Problem to work on: Print exactly, please, the lines from the top of the entries below up to and including the line with "var color = d3.scaleOrdinal().domain(levels).range(colors);", and nothing else; pictures are excluded.

"""

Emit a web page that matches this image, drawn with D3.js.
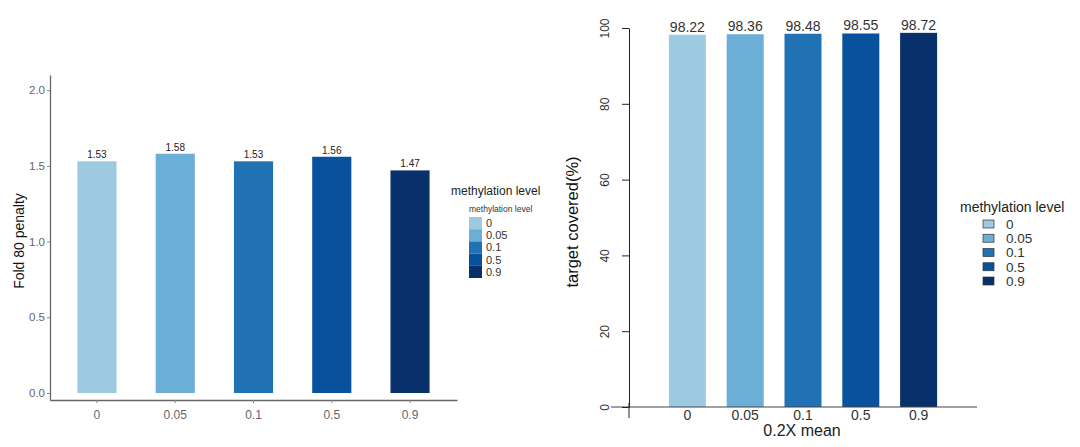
<!DOCTYPE html>
<html>
<head>
<meta charset="utf-8">
<script src="https://cdn.jsdelivr.net/npm/d3@7"></script>
<style>
  body { margin: 0; background: #fff; }
  svg { font-family: Arial, "Liberation Sans", sans-serif; }
</style>
</head>
<body>
<svg id="chart" width="1080" height="447"></svg>
<script>
// methylation levels shared by both panels
var levels = ["0", "0.05", "0.1", "0.5", "0.9"];
var colors = ["#9ecae1", "#6baed6", "#2171b5", "#08519c", "#08306b"];
// left panel: Fold 80 penalty
var foldValues = [1.53, 1.58, 1.53, 1.56, 1.47];
var foldTicks = [0, 0.5, 1.0, 1.5, 2.0];
// right panel: target covered(%) at 0.2X mean
var coverValues = [98.22, 98.36, 98.48, 98.55, 98.72];
var coverTicks = [0, 20, 40, 60, 80, 100];

var svg = d3.select("#chart");
var color = d3.scaleOrdinal().domain(levels).range(colors);

/* ---------- left panel (ggplot style) ---------- */
var gL = svg.append("g");
var xL = d3.scaleBand().domain(levels).range([50, 457]).paddingInner(0.5).paddingOuter(0.35);
var yL = d3.scaleLinear().domain([-0.0463, 2.1]).range([400, 75]);

gL.selectAll("rect.bar")
  .data(foldValues)
  .enter().append("rect")
    .attr("class", "bar")
    .attr("x", (d, i) => xL(levels[i]))
    .attr("width", xL.bandwidth())
    .attr("y", d => yL(d))
    .attr("height", d => yL(0) - yL(d))
    .attr("fill", (d, i) => color(levels[i]));

gL.selectAll("text.val")
  .data(foldValues)
  .enter().append("text")
    .attr("class", "val")
    .attr("x", (d, i) => xL(levels[i]) + xL.bandwidth() / 2)
    .attr("y", d => yL(d) - 3)
    .attr("text-anchor", "middle")
    .attr("font-size", 10)
    .attr("fill", "#222")
    .text(d => d.toFixed(2));

var axL = gL.append("g")
  .attr("transform", "translate(50,0)")
  .call(d3.axisLeft(yL).tickValues(foldTicks).tickFormat(d3.format(".1f")).tickSize(3).tickSizeOuter(0));
axL.selectAll("text").attr("font-size", 11.5).attr("fill", "#666").attr("dx", 1);
axL.selectAll("line").attr("stroke", "#888");
axL.select(".domain").attr("stroke", "#666").attr("stroke-width", 1.3);

var axLx = gL.append("g")
  .attr("transform", "translate(0,400)")
  .call(d3.axisBottom(xL).tickSize(3).tickSizeOuter(0));
axLx.selectAll("text").attr("font-size", 12).attr("fill", "#666").attr("dy", "1.1em");
axLx.selectAll("line").attr("stroke", "#888");
axLx.select(".domain").attr("stroke", "#666").attr("stroke-width", 1.3);

gL.append("text")
  .attr("transform", "translate(24,241) rotate(-90)")
  .attr("text-anchor", "middle")
  .attr("font-size", 14)
  .attr("fill", "#111")
  .text("Fold 80 penalty");

// left legend
var legL = gL.append("g");
legL.append("text").attr("x", 451).attr("y", 195).attr("font-size", 12).attr("fill", "#222").text("methylation level");
legL.append("text").attr("x", 469).attr("y", 212).attr("font-size", 8.5).attr("fill", "#333").text("methylation level");
var keyL = d3.scaleBand().domain(levels).range([217, 278]);
legL.selectAll("rect")
  .data(levels)
  .enter().append("rect")
    .attr("x", 469)
    .attr("y", d => keyL(d))
    .attr("width", 13)
    .attr("height", keyL.bandwidth())
    .attr("fill", d => color(d));
legL.selectAll("text.lab")
  .data(levels)
  .enter().append("text")
    .attr("class", "lab")
    .attr("x", 486)
    .attr("y", d => keyL(d) + keyL.bandwidth() / 2)
    .attr("dy", "0.36em")
    .attr("font-size", 11)
    .attr("fill", "#333")
    .text(d => d);

/* ---------- right panel (base R style) ---------- */
var gR = svg.append("g");
var xR = d3.scaleBand().domain(levels).range([629, 977]).paddingInner(0.36).paddingOuter(0.69);
var yR = d3.scaleLinear().domain([0, 100]).range([407, 28]);

gR.selectAll("rect.bar")
  .data(coverValues)
  .enter().append("rect")
    .attr("class", "bar")
    .attr("x", (d, i) => xR(levels[i]))
    .attr("width", xR.bandwidth())
    .attr("y", d => yR(d))
    .attr("height", d => yR(0) - yR(d))
    .attr("fill", (d, i) => color(levels[i]));

gR.selectAll("text.val")
  .data(coverValues)
  .enter().append("text")
    .attr("class", "val")
    .attr("x", (d, i) => xR(levels[i]) + xR.bandwidth() / 2)
    .attr("y", d => yR(d) - 3)
    .attr("text-anchor", "middle")
    .attr("font-size", 14)
    .attr("fill", "#333")
    .text(d => d.toFixed(2));

// baseline across the bars
gR.append("line")
  .attr("x1", 611).attr("x2", 977)
  .attr("y1", yR(0)).attr("y2", yR(0))
  .attr("stroke", "#444").attr("stroke-width", 1);

var axR = gR.append("g")
  .attr("transform", "translate(629,0)")
  .call(d3.axisLeft(yR).tickValues(coverTicks).tickSize(7).tickSizeOuter(0));
axR.select(".domain").attr("stroke", "#222");
axR.selectAll("line").attr("stroke", "#222");
axR.selectAll(".tick text")
  .attr("font-size", 12)
  .attr("fill", "#333")
  .attr("x", 0).attr("dy", 0)
  .attr("text-anchor", "middle")
  .attr("transform", "translate(-24,0) rotate(-90)")
  .attr("y", 4);

// small tick under the y axis
gR.append("line")
  .attr("x1", 629).attr("x2", 629)
  .attr("y1", yR(0) - 4).attr("y2", yR(0) + 11)
  .attr("stroke", "#222");

gR.selectAll("text.xlab")
  .data(levels)
  .enter().append("text")
    .attr("class", "xlab")
    .attr("x", d => xR(d) + xR.bandwidth() / 2)
    .attr("y", 420)
    .attr("text-anchor", "middle")
    .attr("font-size", 14)
    .attr("fill", "#333")
    .text(d => d);

gR.append("text")
  .attr("x", 802).attr("y", 436)
  .attr("text-anchor", "middle")
  .attr("font-size", 16)
  .attr("fill", "#222")
  .text("0.2X mean");

gR.append("text")
  .attr("transform", "translate(578,222) rotate(-90)")
  .attr("text-anchor", "middle")
  .attr("font-size", 16.5)
  .attr("fill", "#111")
  .text("target covered(%)");

// right legend
var legR = gR.append("g");
legR.append("text").attr("x", 960).attr("y", 212).attr("font-size", 14).attr("fill", "#222").text("methylation level");
var keyR = d3.scalePoint().domain(levels).range([224, 281]);
legR.selectAll("rect")
  .data(levels)
  .enter().append("rect")
    .attr("x", 983)
    .attr("y", d => keyR(d) - 4)
    .attr("width", 11)
    .attr("height", 8)
    .attr("fill", d => color(d))
    .attr("stroke", "#333")
    .attr("stroke-width", 0.7);
legR.selectAll("text.lab")
  .data(levels)
  .enter().append("text")
    .attr("class", "lab")
    .attr("x", 1006)
    .attr("y", d => keyR(d))
    .attr("dy", "0.36em")
    .attr("font-size", 13.5)
    .attr("fill", "#333")
    .text(d => d);
</script>
</body>
</html>
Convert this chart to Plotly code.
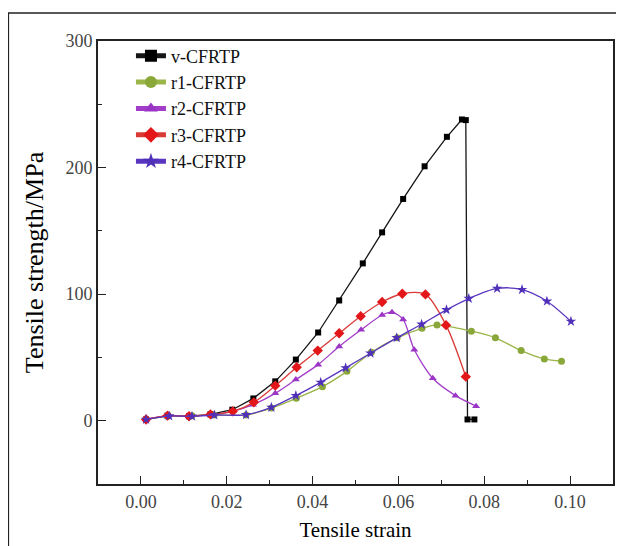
import plotly.graph_objects as go

# ---- data ----
v_x = [0.0012, 0.0062, 0.0112, 0.0162, 0.0213, 0.0262, 0.0313, 0.0361, 0.0413, 0.0462,
       0.0517, 0.0562, 0.0611, 0.0661, 0.0713, 0.0748, 0.0757, 0.0761, 0.0777]
v_y = [1, 4, 3.5, 5, 8.7, 17.6, 31.1, 48.3, 69.7, 95,
       124.3, 148.8, 175.2, 201, 224.3, 238, 237.5, 1, 1]

r1_x = [0.0012, 0.0062, 0.0119, 0.0171, 0.0245, 0.0304, 0.0362, 0.0423, 0.0480, 0.0537,
        0.0597, 0.0655, 0.0690, 0.0770, 0.0826, 0.0886, 0.0940, 0.0980]
r1_y = [1, 3.5, 4, 4.5, 4.5, 10, 17.7, 26.9, 39, 54,
        65.5, 73, 75.7, 70.7, 65.5, 55.4, 48.8, 47]

r2_x = [0.0012, 0.0062, 0.0112, 0.0162, 0.0214, 0.0261, 0.0313, 0.0361, 0.0413, 0.0462,
        0.0513, 0.0562, 0.0585, 0.0611, 0.0637, 0.0680, 0.0733, 0.0781]
r2_y = [1, 4, 3.5, 4.5, 7.4, 12.7, 21.6, 32.5, 44.3, 58.6,
        71.8, 83.5, 85.7, 80, 56, 33.5, 19.8, 11.5]

r3_x = [0.0012, 0.0062, 0.0112, 0.0162, 0.0214, 0.0263, 0.0313, 0.0363, 0.0412, 0.0462,
        0.0512, 0.0562, 0.0609, 0.0663, 0.0711, 0.0757]
r3_y = [1, 4, 3.5, 5, 7.4, 14.5, 27.7, 42.2, 55.4, 69.1,
        82.6, 93.8, 100.3, 99.8, 75.5, 34.8]

r4_x = [0.0012, 0.0066, 0.0119, 0.0171, 0.0245, 0.0304, 0.0361, 0.0419, 0.0477, 0.0535,
        0.0596, 0.0654, 0.0712, 0.0764, 0.0830, 0.0888, 0.0946, 0.1002]
r4_y = [1, 3.7, 3.5, 4.5, 4.7, 10.5, 19.8, 30.3, 41.7, 53.3,
        65.5, 76.2, 87.6, 96.5, 104.5, 103.5, 94.4, 78.5]

names = ["v-CFRTP", "r1-CFRTP", "r2-CFRTP", "r3-CFRTP", "r4-CFRTP"]

FONT = "Liberation Serif"

fig = go.Figure()

fig.add_trace(go.Scatter(
    x=v_x, y=v_y, name=names[0], mode="lines+markers",
    line=dict(color="#151515", width=1.3),
    marker=dict(symbol="square", size=6, color="#000000"),
))
fig.add_trace(go.Scatter(
    x=r1_x, y=r1_y, name=names[1], mode="lines+markers",
    line=dict(color="#9ab548", width=1.3, shape="spline", smoothing=0.8),
    marker=dict(symbol="circle", size=7, color="#8aa83a"),
))
fig.add_trace(go.Scatter(
    x=r2_x, y=r2_y, name=names[2], mode="lines+markers",
    line=dict(color="#a23dc9", width=1.3, shape="spline", smoothing=0.8),
    marker=dict(symbol="triangle-up", size=7, color="#9b35c6"),
))
fig.add_trace(go.Scatter(
    x=r3_x, y=r3_y, name=names[3], mode="lines+markers",
    line=dict(color="#d93a36", width=1.3, shape="spline", smoothing=0.8),
    marker=dict(symbol="diamond", size=8, color="#e3161a"),
))
fig.add_trace(go.Scatter(
    x=r4_x, y=r4_y, name=names[4], mode="lines+markers",
    line=dict(color="#5a36c0", width=1.3, shape="spline", smoothing=0.8),
    marker=dict(symbol="star", size=8, color="#5030b8"),
))

# page body has an 8px margin; figure coordinates are offset by it
W, H = 608, 538
L, T = 90, 33
PW, PH = 517, 443
R = W - L - PW
B = H - T - PH

def px(x):
    return (x - L) / PW

def py(y):
    return (T + PH - y) / PH

fig.update_layout(
    width=W, height=H,
    margin=dict(l=L, r=R, t=T, b=B),
    paper_bgcolor="white", plot_bgcolor="white",
    font=dict(family=FONT, color="#000000"),
    showlegend=True,
    legend=dict(
        x=0.064, y=1.008, xanchor="left", yanchor="top",
        font=dict(family=FONT, size=18, color="#111111"),
        bgcolor="rgba(0,0,0,0)", itemsizing="constant",
        tracegroupgap=0,
    ),
    shapes=[dict(
        type="rect", xref="paper", yref="paper",
        x0=px(0), x1=px(640), y0=py(560), y1=py(5),
        line=dict(color="#222222", width=1.5), fillcolor="rgba(0,0,0,0)",
        layer="below",
    )],
)

fig.update_xaxes(
    range=[-0.01, 0.11],
    tickvals=[0.0, 0.02, 0.04, 0.06, 0.08, 0.10],
    tickformat=".2f",
    ticks="inside", ticklen=8, tickwidth=1.3, tickcolor="#222222",
    minor=dict(ticks="inside", ticklen=4, tickwidth=1.2, tickcolor="#222222", dtick=0.01, tick0=0),
    showline=True, linecolor="#222222", linewidth=1.8, mirror=True,
    showgrid=False, zeroline=False,
    tickfont=dict(family=FONT, size=18, color="#444444"),
    title=dict(text="Tensile strain", font=dict(family=FONT, size=21, color="#000000"), standoff=12),
)
fig.update_yaxes(
    range=[-50, 300],
    tickvals=[0, 100, 200, 300],
    ticks="inside", ticklen=8, tickwidth=1.3, tickcolor="#222222",
    minor=dict(ticks="inside", ticklen=4, tickwidth=1.2, tickcolor="#222222", dtick=50, tick0=0),
    showline=True, linecolor="#222222", linewidth=1.8, mirror=True,
    showgrid=False, zeroline=False,
    tickfont=dict(family=FONT, size=18, color="#444444"),
    title=dict(text="Tensile strength/MPa", font=dict(family=FONT, size=26, color="#000000"), standoff=14),
)

fig.write_html("out.html")
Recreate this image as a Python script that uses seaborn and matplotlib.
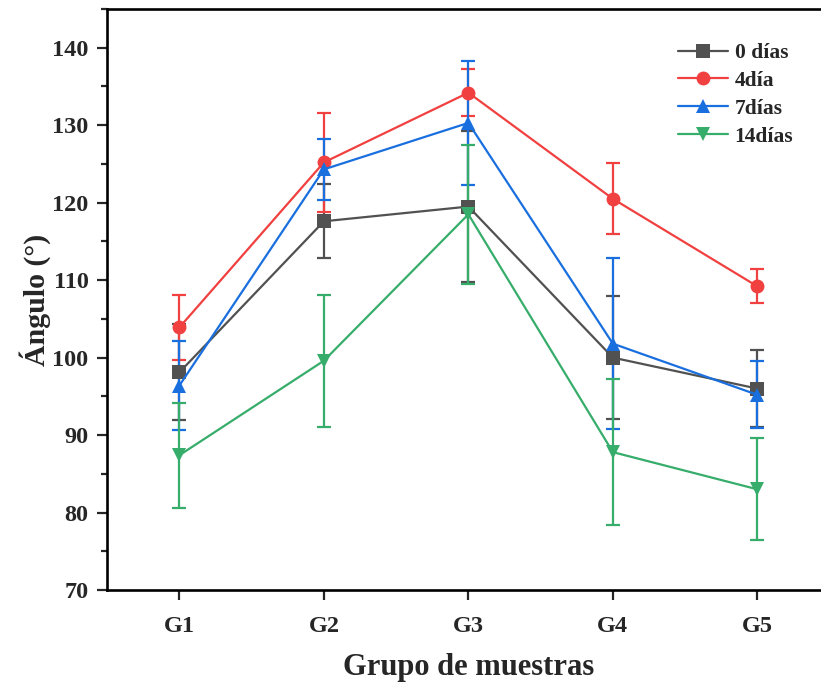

"""

Result for this exercise:
Emit a web page that matches this image, drawn with D3.js.
<!DOCTYPE html>
<html>
<head>
<meta charset="utf-8">
<script src="https://cdn.jsdelivr.net/npm/d3@7"></script>
<style>
  body { margin: 0; background: #fff; }
  svg { font-family: Arial, "Liberation Sans", sans-serif; }
</style>
</head>
<body>
<svg id="chart" width="1080" height="447"></svg>
<script>
// methylation levels shared by both panels
var levels = ["0", "0.05", "0.1", "0.5", "0.9"];
var colors = ["#9ecae1", "#6baed6", "#2171b5", "#08519c", "#08306b"];
// left panel: Fold 80 penalty
var foldValues = [1.53, 1.58, 1.53, 1.56, 1.47];
var foldTicks = [0, 0.5, 1.0, 1.5, 2.0];
// right panel: target covered(%) at 0.2X mean
var coverValues = [98.22, 98.36, 98.48, 98.55, 98.72];
var coverTicks = [0, 20, 40, 60, 80, 100];

var svg = d3.select("#chart");
var color = d3.scaleOrdinal().domain(levels).range(colors);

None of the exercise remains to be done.